■ To be done
Print only the lines from the top of the data through the line with "W, H = 727, 558", both included, skipping every picture.

■ Dataset section

* * * * *

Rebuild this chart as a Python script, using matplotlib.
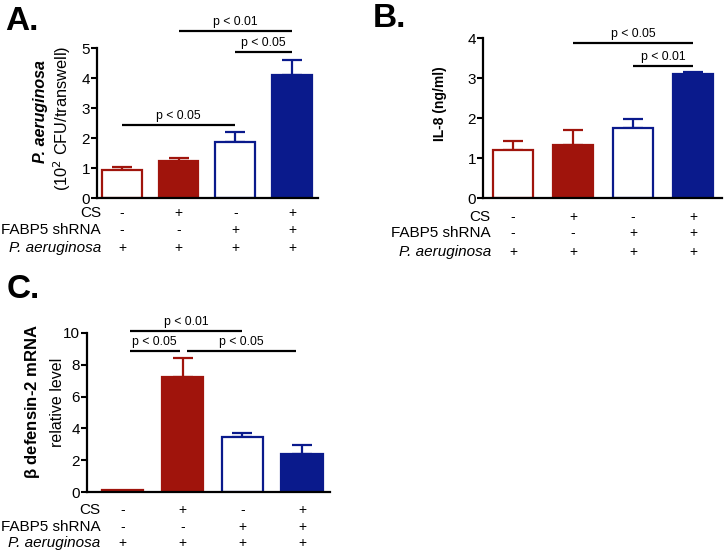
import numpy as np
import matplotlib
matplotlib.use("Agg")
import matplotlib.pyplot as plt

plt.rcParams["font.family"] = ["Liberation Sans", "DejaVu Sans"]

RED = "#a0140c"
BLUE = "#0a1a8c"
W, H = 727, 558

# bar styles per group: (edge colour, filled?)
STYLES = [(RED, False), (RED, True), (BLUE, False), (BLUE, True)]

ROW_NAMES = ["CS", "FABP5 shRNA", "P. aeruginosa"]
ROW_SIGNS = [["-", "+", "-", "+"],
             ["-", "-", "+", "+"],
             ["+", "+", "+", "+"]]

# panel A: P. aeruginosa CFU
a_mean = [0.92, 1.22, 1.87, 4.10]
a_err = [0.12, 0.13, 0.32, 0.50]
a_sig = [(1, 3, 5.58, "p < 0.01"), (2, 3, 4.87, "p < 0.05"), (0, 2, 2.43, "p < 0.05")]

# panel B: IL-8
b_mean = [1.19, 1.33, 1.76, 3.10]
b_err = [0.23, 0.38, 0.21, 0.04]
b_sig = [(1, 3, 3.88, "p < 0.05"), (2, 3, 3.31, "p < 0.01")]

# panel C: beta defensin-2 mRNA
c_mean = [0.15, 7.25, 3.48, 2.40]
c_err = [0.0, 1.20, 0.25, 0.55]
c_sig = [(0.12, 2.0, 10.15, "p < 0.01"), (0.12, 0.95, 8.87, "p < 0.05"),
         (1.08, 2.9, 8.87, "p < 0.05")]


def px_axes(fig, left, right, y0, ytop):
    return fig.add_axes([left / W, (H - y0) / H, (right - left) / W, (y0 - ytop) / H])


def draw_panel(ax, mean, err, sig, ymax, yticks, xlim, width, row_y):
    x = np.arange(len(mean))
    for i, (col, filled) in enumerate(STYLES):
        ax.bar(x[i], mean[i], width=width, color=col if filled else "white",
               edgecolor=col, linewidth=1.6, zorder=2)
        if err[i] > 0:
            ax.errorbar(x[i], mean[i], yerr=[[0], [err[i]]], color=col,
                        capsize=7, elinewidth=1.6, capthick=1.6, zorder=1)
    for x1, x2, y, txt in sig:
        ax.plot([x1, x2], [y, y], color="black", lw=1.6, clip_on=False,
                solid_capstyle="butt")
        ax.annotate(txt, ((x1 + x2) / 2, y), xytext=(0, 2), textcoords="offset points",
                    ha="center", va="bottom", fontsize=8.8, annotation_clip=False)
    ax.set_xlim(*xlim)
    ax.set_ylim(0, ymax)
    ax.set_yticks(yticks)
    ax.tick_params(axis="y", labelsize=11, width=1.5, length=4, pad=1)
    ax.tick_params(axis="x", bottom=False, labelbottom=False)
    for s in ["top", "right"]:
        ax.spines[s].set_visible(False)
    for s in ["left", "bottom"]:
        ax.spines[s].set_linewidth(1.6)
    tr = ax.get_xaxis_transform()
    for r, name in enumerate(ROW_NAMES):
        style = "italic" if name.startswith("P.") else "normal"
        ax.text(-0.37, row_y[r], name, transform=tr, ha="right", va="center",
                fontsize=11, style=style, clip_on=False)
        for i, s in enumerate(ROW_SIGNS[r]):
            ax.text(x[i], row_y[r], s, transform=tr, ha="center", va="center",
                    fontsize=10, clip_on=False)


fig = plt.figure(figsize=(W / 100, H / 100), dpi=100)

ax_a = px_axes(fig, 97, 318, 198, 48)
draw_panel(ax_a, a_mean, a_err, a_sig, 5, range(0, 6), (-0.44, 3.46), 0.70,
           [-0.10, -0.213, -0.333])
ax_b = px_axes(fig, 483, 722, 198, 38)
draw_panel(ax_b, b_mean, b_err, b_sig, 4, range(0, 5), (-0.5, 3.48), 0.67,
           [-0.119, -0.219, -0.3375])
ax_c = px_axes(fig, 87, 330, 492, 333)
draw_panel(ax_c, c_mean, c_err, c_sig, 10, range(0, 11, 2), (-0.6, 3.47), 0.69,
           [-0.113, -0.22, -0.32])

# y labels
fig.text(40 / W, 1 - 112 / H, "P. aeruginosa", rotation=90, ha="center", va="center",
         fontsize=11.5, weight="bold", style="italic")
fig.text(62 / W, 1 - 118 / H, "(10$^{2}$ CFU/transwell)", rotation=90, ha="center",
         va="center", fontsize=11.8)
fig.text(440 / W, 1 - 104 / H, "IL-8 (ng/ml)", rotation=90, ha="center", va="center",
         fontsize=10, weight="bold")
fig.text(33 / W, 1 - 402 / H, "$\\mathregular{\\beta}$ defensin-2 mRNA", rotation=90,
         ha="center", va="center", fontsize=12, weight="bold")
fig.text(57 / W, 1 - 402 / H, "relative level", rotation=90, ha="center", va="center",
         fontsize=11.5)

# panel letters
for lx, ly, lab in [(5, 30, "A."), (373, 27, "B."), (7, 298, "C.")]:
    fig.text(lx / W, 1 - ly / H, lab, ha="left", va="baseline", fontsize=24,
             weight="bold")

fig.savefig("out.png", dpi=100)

* * * * *

■ Solution to this task
Rebuild this chart as a Python script, using matplotlib.
import numpy as np
import matplotlib
matplotlib.use("Agg")
import matplotlib.pyplot as plt

plt.rcParams["font.family"] = ["Liberation Sans", "DejaVu Sans"]

RED = "#a0140c"
BLUE = "#0a1a8c"
W, H = 727, 558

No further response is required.